>>>>

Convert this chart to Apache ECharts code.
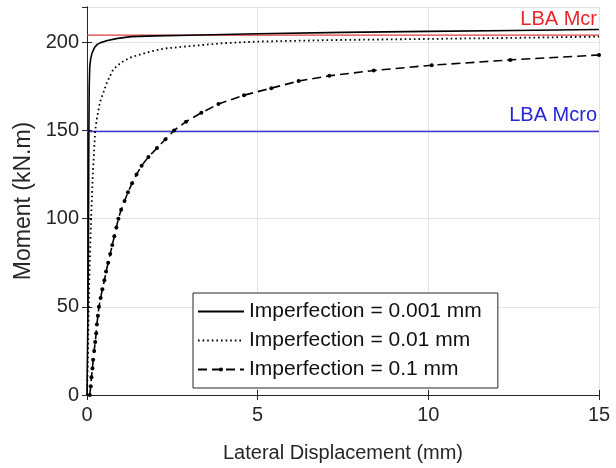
<!DOCTYPE html>
<html>
<head>
<meta charset="utf-8">
<script src="https://cdn.jsdelivr.net/npm/echarts@6/dist/echarts.min.js"></script>
<style>
html,body{margin:0;padding:0;background:#fff;overflow:hidden;}
#chart{width:616px;height:468px;}
</style>
</head>
<body>
<div id="chart"></div>
<script>
// Imperfection = 0.001 mm : [displacement mm, moment kN.m]
var solidData = [[0,0],[0.03,50],[0.045,100],[0.055,150],[0.065,175],[0.08,186],[0.11,191],[0.15,194],[0.22,197],[0.3,198.8],[0.4,199.8],[0.6,201],[0.9,202.2],[1.3,203.2],[2,203.6],[3,204],[5,204.8],[7.5,205.6],[10,206.2],[12.5,206.7],[15,207.2]];
// Imperfection = 0.01 mm
var dottedData = [[0,0],[0.03,25],[0.05,50],[0.08,75],[0.12,100],[0.17,125],[0.24,150],[0.3,158],[0.38,166],[0.58,177],[0.77,184.7],[1.0,188.5],[1.26,191.3],[1.75,194.2],[2.24,196.4],[3,197.8],[4,199.5],[5,200.4],[7,201.2],[10,201.9],[12.5,202.5],[15,203.2]];
// Imperfection = 0.1 mm
var dashedData = [[0.08,0],[0.11,5],[0.13,10],[0.16,15],[0.18,20],[0.21,25],[0.24,30],[0.27,35],[0.29,40],[0.32,45],[0.35,50],[0.40,55],[0.45,60],[0.51,65],[0.56,70],[0.62,75],[0.68,80],[0.74,85],[0.80,90],[0.86,95],[0.92,100],[1.00,105],[1.10,110],[1.20,115],[1.32,120],[1.45,125],[1.60,130],[1.80,135],[2.05,140],[2.30,145],[2.55,150],[2.90,155],[3.35,160],[3.85,165],[4.60,170],[5.40,174],[6.20,178],[7.10,181],[8.40,184],[10.1,187],[12.4,190],[15,192.8]];
var seriesNames = ['Imperfection = 0.001 mm','Imperfection = 0.01 mm','Imperfection = 0.1 mm'];
var lbaMcr = 204.1;
var lbaMcro = 149.4;
var xRange = [0, 15];
var xTicks = [0,5,10,15];
var yTicks = [0,50,100,150,200];

var FONT = "'Liberation Sans', Arial, Helvetica, sans-serif";
var AX = '#262626';
var chart = echarts.init(document.getElementById('chart'), null, {renderer:'canvas'});
var baseX = {type:'value', min:0, max:15, interval:5};
var baseY = {type:'value', min:0, max:220, interval:50};
function refLine(name, value, lineColor, textColor){
  return {
    name:name, type:'line', z:3, silent:true, symbol:'none',
    data:[[xRange[0], value],[xRange[1], value]],
    lineStyle:{color:lineColor, width:1.3, type:'solid', opacity:1},
    itemStyle:{color:lineColor},
    emphasis:{disabled:true},
    markLine:{
      silent:true, symbol:'none', animation:false,
      lineStyle:{color:'rgba(255,255,255,0)', width:1},
      label:{show:true, position:'insideEndTop', formatter:name, color:textColor, fontSize:20, fontFamily:FONT, distance:[2,6], opacity:1},
      emphasis:{disabled:true},
      data:[{yAxis:value}]
    }
  };
}
var option = {
  animation:false,
  backgroundColor:'#fff',
  textStyle:{fontFamily:FONT},
  grid:{left:87, right:17, top:7, bottom:72},
  legend:{
    orient:'vertical', left:193, top:293,
    backgroundColor:'#fff', borderColor:AX, borderWidth:1,
    padding:[8,16,8,4], itemGap:8, itemWidth:46, itemHeight:5,
    textStyle:{fontFamily:FONT, fontSize:21, color:'#111', lineHeight:20},
    data:[
      {name:seriesNames[0], itemStyle:{opacity:0}},
      {name:seriesNames[1], itemStyle:{opacity:0}},
      {name:seriesNames[2]}
    ]
  },
  xAxis:[
    Object.assign({}, baseX, {
      position:'bottom',
      name:'Lateral Displacement (mm)', nameLocation:'middle', nameGap:48,
      nameTextStyle:{fontFamily:FONT, fontSize:20, color:AX},
      axisLine:{show:true, lineStyle:{color:AX, width:1}},
      axisTick:{show:true, inside:true, length:5, lineStyle:{color:AX}},
      axisLabel:{fontFamily:FONT, fontSize:20, color:AX, margin:10,
        formatter:function(v){return xTicks.indexOf(v)>=0? String(v):'';}},
      splitLine:{show:true, lineStyle:{color:'#e3e3e3', width:1}}
    }),
    Object.assign({}, baseX, {
      position:'top',
      axisLine:{show:true, lineStyle:{color:AX, width:1}},
      axisTick:{show:true, inside:true, length:5, lineStyle:{color:AX}},
      axisLabel:{show:false}, splitLine:{show:false}
    })
  ],
  yAxis:[
    Object.assign({}, baseY, {
      position:'left',
      name:'Moment (kN.m)', nameLocation:'middle', nameGap:50,
      nameTextStyle:{fontFamily:FONT, fontSize:23, color:AX},
      axisLine:{show:true, lineStyle:{color:AX, width:1}},
      axisTick:{show:true, inside:true, length:5, lineStyle:{color:AX}},
      axisLabel:{fontFamily:FONT, fontSize:20, color:AX, margin:8, showMaxLabel:false,
        formatter:function(v){return yTicks.indexOf(v)>=0? String(v):'';}},
      splitLine:{show:true, lineStyle:{color:'#e3e3e3', width:1}}
    }),
    Object.assign({}, baseY, {
      position:'right',
      axisLine:{show:true, lineStyle:{color:AX, width:1}},
      axisTick:{show:true, inside:true, length:5, lineStyle:{color:AX}},
      axisLabel:{show:false}, splitLine:{show:false}
    })
  ],
  series:[
    {
      name:seriesNames[0], type:'line', data:solidData, symbol:'none', z:5,
      lineStyle:{color:'#000', width:1.6, type:'solid'}, itemStyle:{color:'#000'}
    },
    {
      name:seriesNames[1], type:'line', data:dottedData, symbol:'none', z:4,
      lineStyle:{color:'#000', width:1.8, type:[1.6,3]}, itemStyle:{color:'#000'}
    },
    {
      name:seriesNames[2], type:'line', data:dashedData, symbol:'circle', symbolSize:4, showSymbol:true, z:4,
      lineStyle:{color:'#000', width:1.6, type:[9,5]}, itemStyle:{color:'#000'}
    },
    refLine('LBA Mcr', lbaMcr, '#dd3c3c', '#e8262b'),
    refLine('LBA Mcro', lbaMcro, '#3c3cd0', '#2626d6')
  ]
};
chart.setOption(option);
</script>
</body>
</html>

<<<<

*AIM*
Set the data above down again exactly as given, with no pictures.

*FULL SOLUTION*
Convert this chart to Apache ECharts code.
<!DOCTYPE html>
<html>
<head>
<meta charset="utf-8">
<script src="https://cdn.jsdelivr.net/npm/echarts@6/dist/echarts.min.js"></script>
<style>
html,body{margin:0;padding:0;background:#fff;overflow:hidden;}
#chart{width:616px;height:468px;}
</style>
</head>
<body>
<div id="chart"></div>
<script>
// Imperfection = 0.001 mm : [displacement mm, moment kN.m]
var solidData = [[0,0],[0.03,50],[0.045,100],[0.055,150],[0.065,175],[0.08,186],[0.11,191],[0.15,194],[0.22,197],[0.3,198.8],[0.4,199.8],[0.6,201],[0.9,202.2],[1.3,203.2],[2,203.6],[3,204],[5,204.8],[7.5,205.6],[10,206.2],[12.5,206.7],[15,207.2]];
// Imperfection = 0.01 mm
var dottedData = [[0,0],[0.03,25],[0.05,50],[0.08,75],[0.12,100],[0.17,125],[0.24,150],[0.3,158],[0.38,166],[0.58,177],[0.77,184.7],[1.0,188.5],[1.26,191.3],[1.75,194.2],[2.24,196.4],[3,197.8],[4,199.5],[5,200.4],[7,201.2],[10,201.9],[12.5,202.5],[15,203.2]];
// Imperfection = 0.1 mm
var dashedData = [[0.08,0],[0.11,5],[0.13,10],[0.16,15],[0.18,20],[0.21,25],[0.24,30],[0.27,35],[0.29,40],[0.32,45],[0.35,50],[0.40,55],[0.45,60],[0.51,65],[0.56,70],[0.62,75],[0.68,80],[0.74,85],[0.80,90],[0.86,95],[0.92,100],[1.00,105],[1.10,110],[1.20,115],[1.32,120],[1.45,125],[1.60,130],[1.80,135],[2.05,140],[2.30,145],[2.55,150],[2.90,155],[3.35,160],[3.85,165],[4.60,170],[5.40,174],[6.20,178],[7.10,181],[8.40,184],[10.1,187],[12.4,190],[15,192.8]];
var seriesNames = ['Imperfection = 0.001 mm','Imperfection = 0.01 mm','Imperfection = 0.1 mm'];
var lbaMcr = 204.1;
var lbaMcro = 149.4;
var xRange = [0, 15];
var xTicks = [0,5,10,15];
var yTicks = [0,50,100,150,200];

var FONT = "'Liberation Sans', Arial, Helvetica, sans-serif";
var AX = '#262626';
var chart = echarts.init(document.getElementById('chart'), null, {renderer:'canvas'});
var baseX = {type:'value', min:0, max:15, interval:5};
var baseY = {type:'value', min:0, max:220, interval:50};
function refLine(name, value, lineColor, textColor){
  return {
    name:name, type:'line', z:3, silent:true, symbol:'none',
    data:[[xRange[0], value],[xRange[1], value]],
    lineStyle:{color:lineColor, width:1.3, type:'solid', opacity:1},
    itemStyle:{color:lineColor},
    emphasis:{disabled:true},
    markLine:{
      silent:true, symbol:'none', animation:false,
      lineStyle:{color:'rgba(255,255,255,0)', width:1},
      label:{show:true, position:'insideEndTop', formatter:name, color:textColor, fontSize:20, fontFamily:FONT, distance:[2,6], opacity:1},
      emphasis:{disabled:true},
      data:[{yAxis:value}]
    }
  };
}
var option = {
  animation:false,
  backgroundColor:'#fff',
  textStyle:{fontFamily:FONT},
  grid:{left:87, right:17, top:7, bottom:72},
  legend:{
    orient:'vertical', left:193, top:293,
    backgroundColor:'#fff', borderColor:AX, borderWidth:1,
    padding:[8,16,8,4], itemGap:8, itemWidth:46, itemHeight:5,
    textStyle:{fontFamily:FONT, fontSize:21, color:'#111', lineHeight:20},
    data:[
      {name:seriesNames[0], itemStyle:{opacity:0}},
      {name:seriesNames[1], itemStyle:{opacity:0}},
      {name:seriesNames[2]}
    ]
  },
  xAxis:[
    Object.assign({}, baseX, {
      position:'bottom',
      name:'Lateral Displacement (mm)', nameLocation:'middle', nameGap:48,
      nameTextStyle:{fontFamily:FONT, fontSize:20, color:AX},
      axisLine:{show:true, lineStyle:{color:AX, width:1}},
      axisTick:{show:true, inside:true, length:5, lineStyle:{color:AX}},
      axisLabel:{fontFamily:FONT, fontSize:20, color:AX, margin:10,
        formatter:function(v){return xTicks.indexOf(v)>=0? String(v):'';}},
      splitLine:{show:true, lineStyle:{color:'#e3e3e3', width:1}}
    }),
    Object.assign({}, baseX, {
      position:'top',
      axisLine:{show:true, lineStyle:{color:AX, width:1}},
      axisTick:{show:true, inside:true, length:5, lineStyle:{color:AX}},
      axisLabel:{show:false}, splitLine:{show:false}
    })
  ],
  yAxis:[
    Object.assign({}, baseY, {
      position:'left',
      name:'Moment (kN.m)', nameLocation:'middle', nameGap:50,
      nameTextStyle:{fontFamily:FONT, fontSize:23, color:AX},
      axisLine:{show:true, lineStyle:{color:AX, width:1}},
      axisTick:{show:true, inside:true, length:5, lineStyle:{color:AX}},
      axisLabel:{fontFamily:FONT, fontSize:20, color:AX, margin:8, showMaxLabel:false,
        formatter:function(v){return yTicks.indexOf(v)>=0? String(v):'';}},
      splitLine:{show:true, lineStyle:{color:'#e3e3e3', width:1}}
    }),
    Object.assign({}, baseY, {
      position:'right',
      axisLine:{show:true, lineStyle:{color:AX, width:1}},
      axisTick:{show:true, inside:true, length:5, lineStyle:{color:AX}},
      axisLabel:{show:false}, splitLine:{show:false}
    })
  ],
  series:[
    {
      name:seriesNames[0], type:'line', data:solidData, symbol:'none', z:5,
      lineStyle:{color:'#000', width:1.6, type:'solid'}, itemStyle:{color:'#000'}
    },
    {
      name:seriesNames[1], type:'line', data:dottedData, symbol:'none', z:4,
      lineStyle:{color:'#000', width:1.8, type:[1.6,3]}, itemStyle:{color:'#000'}
    },
    {
      name:seriesNames[2], type:'line', data:dashedData, symbol:'circle', symbolSize:4, showSymbol:true, z:4,
      lineStyle:{color:'#000', width:1.6, type:[9,5]}, itemStyle:{color:'#000'}
    },
    refLine('LBA Mcr', lbaMcr, '#dd3c3c', '#e8262b'),
    refLine('LBA Mcro', lbaMcro, '#3c3cd0', '#2626d6')
  ]
};
chart.setOption(option);
</script>
</body>
</html>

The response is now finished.